# [SUPPLIED INFORMATION]
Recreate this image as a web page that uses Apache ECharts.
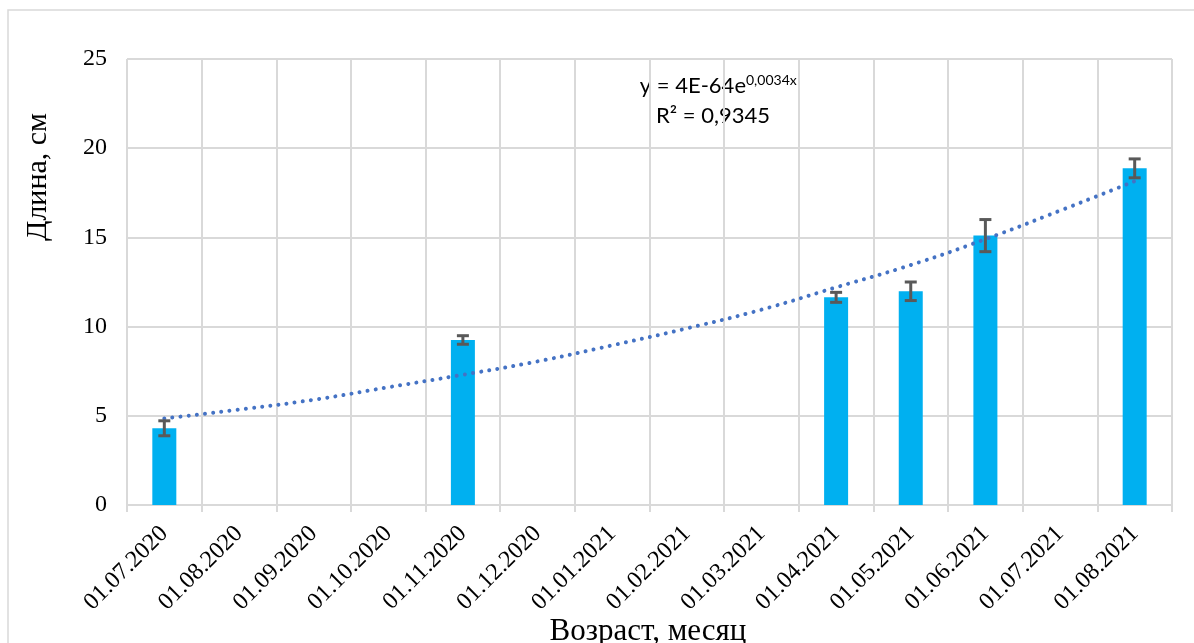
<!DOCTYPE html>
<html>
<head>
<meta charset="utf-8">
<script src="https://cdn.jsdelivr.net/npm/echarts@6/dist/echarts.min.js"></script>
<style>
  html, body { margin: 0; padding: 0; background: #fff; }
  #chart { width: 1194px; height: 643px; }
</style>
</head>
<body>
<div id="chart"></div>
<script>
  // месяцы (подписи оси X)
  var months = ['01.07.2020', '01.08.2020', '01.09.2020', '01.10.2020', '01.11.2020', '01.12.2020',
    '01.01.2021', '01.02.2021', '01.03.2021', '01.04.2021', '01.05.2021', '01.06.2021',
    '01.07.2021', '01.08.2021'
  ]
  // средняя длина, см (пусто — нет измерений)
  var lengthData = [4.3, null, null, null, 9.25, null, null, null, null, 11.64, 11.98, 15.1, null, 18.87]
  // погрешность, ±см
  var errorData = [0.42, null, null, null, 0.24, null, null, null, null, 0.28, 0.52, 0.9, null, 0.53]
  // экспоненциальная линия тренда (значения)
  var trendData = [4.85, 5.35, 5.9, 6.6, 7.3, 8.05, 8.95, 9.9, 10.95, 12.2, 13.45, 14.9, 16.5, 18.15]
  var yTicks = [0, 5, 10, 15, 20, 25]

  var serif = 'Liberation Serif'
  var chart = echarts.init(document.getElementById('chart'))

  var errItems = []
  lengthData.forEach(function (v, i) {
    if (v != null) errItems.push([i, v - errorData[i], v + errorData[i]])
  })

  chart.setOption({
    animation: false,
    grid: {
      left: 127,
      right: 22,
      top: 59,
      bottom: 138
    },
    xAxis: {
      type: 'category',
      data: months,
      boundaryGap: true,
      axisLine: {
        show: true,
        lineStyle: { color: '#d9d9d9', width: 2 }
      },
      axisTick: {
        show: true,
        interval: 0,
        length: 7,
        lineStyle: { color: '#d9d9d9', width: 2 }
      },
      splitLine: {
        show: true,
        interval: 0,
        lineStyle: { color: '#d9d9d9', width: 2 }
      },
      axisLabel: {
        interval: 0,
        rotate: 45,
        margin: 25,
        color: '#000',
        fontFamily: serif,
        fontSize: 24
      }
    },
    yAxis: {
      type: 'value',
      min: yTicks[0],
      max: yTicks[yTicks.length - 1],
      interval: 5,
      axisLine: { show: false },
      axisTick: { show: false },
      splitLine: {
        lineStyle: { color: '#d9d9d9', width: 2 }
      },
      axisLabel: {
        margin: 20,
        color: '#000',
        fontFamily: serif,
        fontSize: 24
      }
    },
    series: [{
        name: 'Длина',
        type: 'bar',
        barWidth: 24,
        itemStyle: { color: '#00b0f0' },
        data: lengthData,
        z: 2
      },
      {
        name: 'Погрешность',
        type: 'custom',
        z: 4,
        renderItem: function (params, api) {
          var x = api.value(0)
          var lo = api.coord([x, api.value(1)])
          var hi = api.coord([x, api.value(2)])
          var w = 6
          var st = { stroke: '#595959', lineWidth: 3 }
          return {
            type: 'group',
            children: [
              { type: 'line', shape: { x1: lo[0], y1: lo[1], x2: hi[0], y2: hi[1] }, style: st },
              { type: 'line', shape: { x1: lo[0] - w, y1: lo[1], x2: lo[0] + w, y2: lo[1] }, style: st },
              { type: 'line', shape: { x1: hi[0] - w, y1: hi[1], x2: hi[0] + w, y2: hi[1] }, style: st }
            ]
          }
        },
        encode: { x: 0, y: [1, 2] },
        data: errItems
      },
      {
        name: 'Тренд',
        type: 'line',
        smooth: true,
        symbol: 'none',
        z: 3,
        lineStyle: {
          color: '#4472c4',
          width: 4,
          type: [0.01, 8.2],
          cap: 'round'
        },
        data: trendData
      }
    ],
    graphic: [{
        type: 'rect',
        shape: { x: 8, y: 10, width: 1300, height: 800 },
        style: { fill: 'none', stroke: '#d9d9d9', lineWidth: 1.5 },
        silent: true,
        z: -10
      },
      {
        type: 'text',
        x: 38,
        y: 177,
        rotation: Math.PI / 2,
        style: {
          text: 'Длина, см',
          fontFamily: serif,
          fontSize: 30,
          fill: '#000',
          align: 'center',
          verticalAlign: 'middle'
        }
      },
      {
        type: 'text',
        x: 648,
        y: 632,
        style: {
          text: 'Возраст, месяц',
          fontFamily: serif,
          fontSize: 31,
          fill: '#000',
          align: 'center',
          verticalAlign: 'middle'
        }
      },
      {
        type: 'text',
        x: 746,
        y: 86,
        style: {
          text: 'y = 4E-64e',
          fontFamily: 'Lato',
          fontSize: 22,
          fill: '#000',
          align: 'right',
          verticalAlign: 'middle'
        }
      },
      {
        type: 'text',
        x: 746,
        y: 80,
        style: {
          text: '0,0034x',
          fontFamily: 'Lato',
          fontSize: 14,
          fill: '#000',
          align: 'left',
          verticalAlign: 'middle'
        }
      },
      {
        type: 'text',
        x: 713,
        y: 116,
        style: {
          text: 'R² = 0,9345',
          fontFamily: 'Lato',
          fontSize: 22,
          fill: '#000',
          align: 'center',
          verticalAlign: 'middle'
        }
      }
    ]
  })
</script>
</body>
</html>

# [PROBLEM REQUIREMENTS]
Leave out all pictures, then copy the remaining material exactly.

# [EXERCISE OUTPUT]
Recreate this image as a web page that uses Apache ECharts.
<!DOCTYPE html>
<html>
<head>
<meta charset="utf-8">
<script src="https://cdn.jsdelivr.net/npm/echarts@6/dist/echarts.min.js"></script>
<style>
  html, body { margin: 0; padding: 0; background: #fff; }
  #chart { width: 1194px; height: 643px; }
</style>
</head>
<body>
<div id="chart"></div>
<script>
  // месяцы (подписи оси X)
  var months = ['01.07.2020', '01.08.2020', '01.09.2020', '01.10.2020', '01.11.2020', '01.12.2020',
    '01.01.2021', '01.02.2021', '01.03.2021', '01.04.2021', '01.05.2021', '01.06.2021',
    '01.07.2021', '01.08.2021'
  ]
  // средняя длина, см (пусто — нет измерений)
  var lengthData = [4.3, null, null, null, 9.25, null, null, null, null, 11.64, 11.98, 15.1, null, 18.87]
  // погрешность, ±см
  var errorData = [0.42, null, null, null, 0.24, null, null, null, null, 0.28, 0.52, 0.9, null, 0.53]
  // экспоненциальная линия тренда (значения)
  var trendData = [4.85, 5.35, 5.9, 6.6, 7.3, 8.05, 8.95, 9.9, 10.95, 12.2, 13.45, 14.9, 16.5, 18.15]
  var yTicks = [0, 5, 10, 15, 20, 25]

  var serif = 'Liberation Serif'
  var chart = echarts.init(document.getElementById('chart'))

  var errItems = []
  lengthData.forEach(function (v, i) {
    if (v != null) errItems.push([i, v - errorData[i], v + errorData[i]])
  })

  chart.setOption({
    animation: false,
    grid: {
      left: 127,
      right: 22,
      top: 59,
      bottom: 138
    },
    xAxis: {
      type: 'category',
      data: months,
      boundaryGap: true,
      axisLine: {
        show: true,
        lineStyle: { color: '#d9d9d9', width: 2 }
      },
      axisTick: {
        show: true,
        interval: 0,
        length: 7,
        lineStyle: { color: '#d9d9d9', width: 2 }
      },
      splitLine: {
        show: true,
        interval: 0,
        lineStyle: { color: '#d9d9d9', width: 2 }
      },
      axisLabel: {
        interval: 0,
        rotate: 45,
        margin: 25,
        color: '#000',
        fontFamily: serif,
        fontSize: 24
      }
    },
    yAxis: {
      type: 'value',
      min: yTicks[0],
      max: yTicks[yTicks.length - 1],
      interval: 5,
      axisLine: { show: false },
      axisTick: { show: false },
      splitLine: {
        lineStyle: { color: '#d9d9d9', width: 2 }
      },
      axisLabel: {
        margin: 20,
        color: '#000',
        fontFamily: serif,
        fontSize: 24
      }
    },
    series: [{
        name: 'Длина',
        type: 'bar',
        barWidth: 24,
        itemStyle: { color: '#00b0f0' },
        data: lengthData,
        z: 2
      },
      {
        name: 'Погрешность',
        type: 'custom',
        z: 4,
        renderItem: function (params, api) {
          var x = api.value(0)
          var lo = api.coord([x, api.value(1)])
          var hi = api.coord([x, api.value(2)])
          var w = 6
          var st = { stroke: '#595959', lineWidth: 3 }
          return {
            type: 'group',
            children: [
              { type: 'line', shape: { x1: lo[0], y1: lo[1], x2: hi[0], y2: hi[1] }, style: st },
              { type: 'line', shape: { x1: lo[0] - w, y1: lo[1], x2: lo[0] + w, y2: lo[1] }, style: st },
              { type: 'line', shape: { x1: hi[0] - w, y1: hi[1], x2: hi[0] + w, y2: hi[1] }, style: st }
            ]
          }
        },
        encode: { x: 0, y: [1, 2] },
        data: errItems
      },
      {
        name: 'Тренд',
        type: 'line',
        smooth: true,
        symbol: 'none',
        z: 3,
        lineStyle: {
          color: '#4472c4',
          width: 4,
          type: [0.01, 8.2],
          cap: 'round'
        },
        data: trendData
      }
    ],
    graphic: [{
        type: 'rect',
        shape: { x: 8, y: 10, width: 1300, height: 800 },
        style: { fill: 'none', stroke: '#d9d9d9', lineWidth: 1.5 },
        silent: true,
        z: -10
      },
      {
        type: 'text',
        x: 38,
        y: 177,
        rotation: Math.PI / 2,
        style: {
          text: 'Длина, см',
          fontFamily: serif,
          fontSize: 30,
          fill: '#000',
          align: 'center',
          verticalAlign: 'middle'
        }
      },
      {
        type: 'text',
        x: 648,
        y: 632,
        style: {
          text: 'Возраст, месяц',
          fontFamily: serif,
          fontSize: 31,
          fill: '#000',
          align: 'center',
          verticalAlign: 'middle'
        }
      },
      {
        type: 'text',
        x: 746,
        y: 86,
        style: {
          text: 'y = 4E-64e',
          fontFamily: 'Lato',
          fontSize: 22,
          fill: '#000',
          align: 'right',
          verticalAlign: 'middle'
        }
      },
      {
        type: 'text',
        x: 746,
        y: 80,
        style: {
          text: '0,0034x',
          fontFamily: 'Lato',
          fontSize: 14,
          fill: '#000',
          align: 'left',
          verticalAlign: 'middle'
        }
      },
      {
        type: 'text',
        x: 713,
        y: 116,
        style: {
          text: 'R² = 0,9345',
          fontFamily: 'Lato',
          fontSize: 22,
          fill: '#000',
          align: 'center',
          verticalAlign: 'middle'
        }
      }
    ]
  })
</script>
</body>
</html>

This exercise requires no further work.